© JUNGE FREIHEIT Verlag GmbH & Co. KG www.jungefreiheit.de 40/21 / 01. Oktober 2021

Der Flaneur
Im Ghetto der Gentrifizierer
Paul Meilitz

Ich habe den Namen des Mädchens nicht verstanden – irgend etwas Weltoffenes. Dabei gehörten Mutter und Kind zur aussterbenden Gattung jener, „die schon länger hier leben“. Folgsam lenkte das Mädchen ihr Fahrrad in einen schicken Innenhof. Hinter ihr fiel scheppernd das Tor ins Schloß. Es ist doch ein schönes Gefühl, wenn Kinder gut behütet werden. Drinnen bot sich alles, um den Bewohnern das Leben so angenehm und störungsfrei wie möglich zu machen. Ein großer Spielplatz, sauberer Rasen. Selbst Fahrräder konnten vor den Wohnungseingängen abgestellt werden. Wer überwindet schon mit einem geklauten Bike einen hohen Gitterzaun.

Der „Verkehr“ auf dem ehemaligen Bahndamm wird mit einem Zaun ferngehalten.
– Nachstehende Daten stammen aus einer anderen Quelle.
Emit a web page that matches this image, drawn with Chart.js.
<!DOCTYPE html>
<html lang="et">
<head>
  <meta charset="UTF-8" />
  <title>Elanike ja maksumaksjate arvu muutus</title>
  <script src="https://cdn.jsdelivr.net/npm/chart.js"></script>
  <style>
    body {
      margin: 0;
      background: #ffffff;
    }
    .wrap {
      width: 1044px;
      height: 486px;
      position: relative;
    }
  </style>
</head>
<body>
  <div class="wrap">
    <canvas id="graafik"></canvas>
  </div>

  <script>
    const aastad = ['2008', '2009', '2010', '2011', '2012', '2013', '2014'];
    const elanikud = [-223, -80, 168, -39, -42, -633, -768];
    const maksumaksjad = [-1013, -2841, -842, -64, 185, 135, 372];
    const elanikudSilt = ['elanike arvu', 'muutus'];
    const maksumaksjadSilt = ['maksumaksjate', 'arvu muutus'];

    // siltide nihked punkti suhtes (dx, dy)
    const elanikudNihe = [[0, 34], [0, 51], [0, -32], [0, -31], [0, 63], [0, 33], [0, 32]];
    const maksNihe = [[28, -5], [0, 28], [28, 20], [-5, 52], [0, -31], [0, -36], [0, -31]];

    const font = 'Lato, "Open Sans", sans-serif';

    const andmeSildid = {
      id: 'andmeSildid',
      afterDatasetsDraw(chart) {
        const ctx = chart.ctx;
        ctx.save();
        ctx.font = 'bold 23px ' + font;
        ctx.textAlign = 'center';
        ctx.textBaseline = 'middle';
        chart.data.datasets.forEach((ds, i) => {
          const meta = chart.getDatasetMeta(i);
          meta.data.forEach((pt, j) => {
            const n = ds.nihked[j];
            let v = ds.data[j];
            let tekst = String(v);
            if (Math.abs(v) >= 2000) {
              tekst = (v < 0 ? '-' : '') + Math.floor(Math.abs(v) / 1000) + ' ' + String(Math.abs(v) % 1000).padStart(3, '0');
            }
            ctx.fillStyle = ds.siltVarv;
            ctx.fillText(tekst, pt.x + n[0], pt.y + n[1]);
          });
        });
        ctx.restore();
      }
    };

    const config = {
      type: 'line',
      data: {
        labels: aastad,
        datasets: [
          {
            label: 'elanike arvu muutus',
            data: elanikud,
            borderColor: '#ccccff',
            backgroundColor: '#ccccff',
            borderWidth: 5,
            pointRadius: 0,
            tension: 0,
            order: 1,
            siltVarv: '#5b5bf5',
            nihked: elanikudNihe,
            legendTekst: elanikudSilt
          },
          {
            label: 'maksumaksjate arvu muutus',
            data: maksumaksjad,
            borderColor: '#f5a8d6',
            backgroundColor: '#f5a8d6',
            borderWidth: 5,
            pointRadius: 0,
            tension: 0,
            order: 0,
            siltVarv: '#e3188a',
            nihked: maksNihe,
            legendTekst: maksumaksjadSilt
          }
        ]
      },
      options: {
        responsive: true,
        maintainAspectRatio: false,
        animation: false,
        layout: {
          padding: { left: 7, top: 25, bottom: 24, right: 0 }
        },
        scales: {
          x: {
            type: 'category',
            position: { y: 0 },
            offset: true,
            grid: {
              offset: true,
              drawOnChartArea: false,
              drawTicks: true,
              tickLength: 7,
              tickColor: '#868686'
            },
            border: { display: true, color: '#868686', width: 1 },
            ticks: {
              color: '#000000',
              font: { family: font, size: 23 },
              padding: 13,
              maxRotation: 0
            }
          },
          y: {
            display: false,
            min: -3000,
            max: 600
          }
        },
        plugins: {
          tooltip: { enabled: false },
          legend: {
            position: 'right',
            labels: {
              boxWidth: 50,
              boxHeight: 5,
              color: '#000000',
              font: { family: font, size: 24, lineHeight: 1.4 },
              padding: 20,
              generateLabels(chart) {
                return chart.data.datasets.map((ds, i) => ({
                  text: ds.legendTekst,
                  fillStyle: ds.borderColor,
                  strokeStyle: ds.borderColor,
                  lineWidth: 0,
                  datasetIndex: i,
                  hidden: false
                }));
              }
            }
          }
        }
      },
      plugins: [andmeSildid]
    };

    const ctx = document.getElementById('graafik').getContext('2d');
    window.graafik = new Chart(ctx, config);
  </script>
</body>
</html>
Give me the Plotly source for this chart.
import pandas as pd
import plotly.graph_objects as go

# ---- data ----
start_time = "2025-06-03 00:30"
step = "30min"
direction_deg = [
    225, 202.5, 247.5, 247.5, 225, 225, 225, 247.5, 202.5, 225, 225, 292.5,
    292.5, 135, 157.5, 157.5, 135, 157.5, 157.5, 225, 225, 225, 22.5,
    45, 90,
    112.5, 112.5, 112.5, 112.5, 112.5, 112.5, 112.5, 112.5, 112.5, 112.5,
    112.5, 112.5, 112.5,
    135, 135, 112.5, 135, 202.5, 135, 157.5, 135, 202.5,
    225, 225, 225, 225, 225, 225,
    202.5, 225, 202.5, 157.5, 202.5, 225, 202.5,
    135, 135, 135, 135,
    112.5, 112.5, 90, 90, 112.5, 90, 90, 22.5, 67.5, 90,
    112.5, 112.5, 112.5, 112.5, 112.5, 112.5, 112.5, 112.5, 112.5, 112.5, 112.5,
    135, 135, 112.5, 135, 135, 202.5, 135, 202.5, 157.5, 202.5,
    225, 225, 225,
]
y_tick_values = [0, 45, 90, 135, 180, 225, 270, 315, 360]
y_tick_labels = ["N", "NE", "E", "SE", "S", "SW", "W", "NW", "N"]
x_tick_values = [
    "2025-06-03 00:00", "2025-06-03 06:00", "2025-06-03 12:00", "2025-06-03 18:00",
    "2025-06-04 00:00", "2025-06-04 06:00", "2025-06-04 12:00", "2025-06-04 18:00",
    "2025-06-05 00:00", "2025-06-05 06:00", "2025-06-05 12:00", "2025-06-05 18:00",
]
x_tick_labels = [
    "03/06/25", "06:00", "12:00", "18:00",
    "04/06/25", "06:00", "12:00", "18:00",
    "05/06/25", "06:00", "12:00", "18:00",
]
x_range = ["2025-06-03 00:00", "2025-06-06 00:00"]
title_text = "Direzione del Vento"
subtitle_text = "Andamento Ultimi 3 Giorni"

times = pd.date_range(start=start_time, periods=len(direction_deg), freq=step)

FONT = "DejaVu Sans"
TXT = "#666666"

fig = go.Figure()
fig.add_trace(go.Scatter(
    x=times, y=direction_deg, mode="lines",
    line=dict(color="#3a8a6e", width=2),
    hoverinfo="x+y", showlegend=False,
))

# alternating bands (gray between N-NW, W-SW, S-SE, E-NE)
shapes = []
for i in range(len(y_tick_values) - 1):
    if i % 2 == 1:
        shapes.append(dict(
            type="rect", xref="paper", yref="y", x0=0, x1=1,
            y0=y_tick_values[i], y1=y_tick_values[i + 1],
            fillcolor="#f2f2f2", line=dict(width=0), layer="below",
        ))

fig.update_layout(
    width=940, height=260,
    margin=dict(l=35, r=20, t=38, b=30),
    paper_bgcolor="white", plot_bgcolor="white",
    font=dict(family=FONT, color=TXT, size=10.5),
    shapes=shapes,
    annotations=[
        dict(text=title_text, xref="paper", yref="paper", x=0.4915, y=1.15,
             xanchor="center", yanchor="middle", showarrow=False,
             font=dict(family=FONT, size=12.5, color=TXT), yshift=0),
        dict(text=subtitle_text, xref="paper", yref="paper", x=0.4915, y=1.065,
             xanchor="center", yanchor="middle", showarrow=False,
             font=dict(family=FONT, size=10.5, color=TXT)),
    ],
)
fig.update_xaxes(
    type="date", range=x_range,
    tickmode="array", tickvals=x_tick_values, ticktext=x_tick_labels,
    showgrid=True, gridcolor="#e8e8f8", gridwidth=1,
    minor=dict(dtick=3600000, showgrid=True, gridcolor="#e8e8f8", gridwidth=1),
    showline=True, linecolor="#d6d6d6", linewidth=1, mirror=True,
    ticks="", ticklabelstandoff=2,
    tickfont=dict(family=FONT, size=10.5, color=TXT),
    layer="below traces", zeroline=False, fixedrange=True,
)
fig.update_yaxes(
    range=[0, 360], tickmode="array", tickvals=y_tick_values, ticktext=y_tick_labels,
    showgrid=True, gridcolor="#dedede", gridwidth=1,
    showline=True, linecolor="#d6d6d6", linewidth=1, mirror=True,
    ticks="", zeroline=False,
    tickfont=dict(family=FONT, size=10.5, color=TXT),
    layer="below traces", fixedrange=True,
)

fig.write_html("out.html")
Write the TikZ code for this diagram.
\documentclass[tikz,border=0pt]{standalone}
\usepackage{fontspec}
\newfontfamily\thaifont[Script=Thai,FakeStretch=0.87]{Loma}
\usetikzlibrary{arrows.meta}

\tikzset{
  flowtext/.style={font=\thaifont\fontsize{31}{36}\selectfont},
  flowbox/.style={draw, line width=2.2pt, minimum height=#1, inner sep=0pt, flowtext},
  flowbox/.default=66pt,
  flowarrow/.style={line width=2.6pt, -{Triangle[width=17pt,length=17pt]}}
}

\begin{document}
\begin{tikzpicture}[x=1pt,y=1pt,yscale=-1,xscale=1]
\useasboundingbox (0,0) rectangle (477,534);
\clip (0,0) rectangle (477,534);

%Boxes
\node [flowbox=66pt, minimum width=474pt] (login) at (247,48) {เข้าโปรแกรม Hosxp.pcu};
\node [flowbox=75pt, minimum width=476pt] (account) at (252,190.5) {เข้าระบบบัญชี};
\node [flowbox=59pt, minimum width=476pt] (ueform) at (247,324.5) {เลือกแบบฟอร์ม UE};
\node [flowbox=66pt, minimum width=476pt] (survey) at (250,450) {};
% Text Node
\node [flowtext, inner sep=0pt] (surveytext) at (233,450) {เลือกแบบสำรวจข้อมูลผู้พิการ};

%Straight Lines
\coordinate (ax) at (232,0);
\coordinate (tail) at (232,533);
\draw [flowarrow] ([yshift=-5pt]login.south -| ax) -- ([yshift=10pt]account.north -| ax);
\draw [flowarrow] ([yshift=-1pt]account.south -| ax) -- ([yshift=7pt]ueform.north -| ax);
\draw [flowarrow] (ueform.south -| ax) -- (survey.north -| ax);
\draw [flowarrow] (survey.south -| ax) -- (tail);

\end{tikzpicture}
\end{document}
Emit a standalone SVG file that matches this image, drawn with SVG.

Auch die Mutter parkte beide Fahrräder ungesichert in ihrem Biotop. Sie war nicht so gekleidet, daß es ein Hingucker wäre. Diplomatisch formuliert würde es „Schlabberlook“ heißen. Weniger zurückhaltend ausgedrückt, ähnelte ihr Dreß einem Leinensack, der genauso zottelig an ihr herunterfiel wie die Fransen auf dem ungeschminkten Kopf. Bloß nicht weiblich wirken. Es könnte Sexisten auf den Plan rufen. Dabei hätte sich die Dame ein gepflegtes Aussehen leisten können, denn die Bewohner der Wohnanlage sind typische „Gentrifizierer“ und die Haupttäter beim Aufspritzen des Mietspiegels. 

Und dennoch weist ihre Enklave ein Defizit auf. Rückseitig lehnt sich der Gutmenschenkomplex an einen ehemaligen Bahndamm, auf dem längst kein Zug mehr fährt, sondern anderer Verkehr stattfindet. Täglich sind stark pigmentierte junge Männer unterwegs, die Ware feilbieten, deren Verkauf eigentlich unter Strafe steht. Eigentlich, denn die Polizei hat das Katz-und-Maus-Spiel längst aufgegeben. Zumal die zuständige Verwaltung in grüner Hand ist. 

Immerhin wird die Szene vom Ghetto der Gutbetuchten ebenfalls durch einen Drahtzaun ferngehalten. So schauen die einen hinunter, die anderen hinauf. Ob und wie die Mutti diesen Blickwechsel ihrer Tochter erklärt, bleibt offen. Im schlimmsten Fall als kulturelle Bereicherung. 

Dafür spricht vor allem, daß ich ein paar Tage später die Schlabberlook-Lady wiedertraf. Diesmal beim Betreten des Wahlkreisbüros der Grünen. Thema: „Verkehrsberuhigung im Kiez“. Vom „Verkehr“ auf dem Bahndamm war da bestimmt nicht die Rede.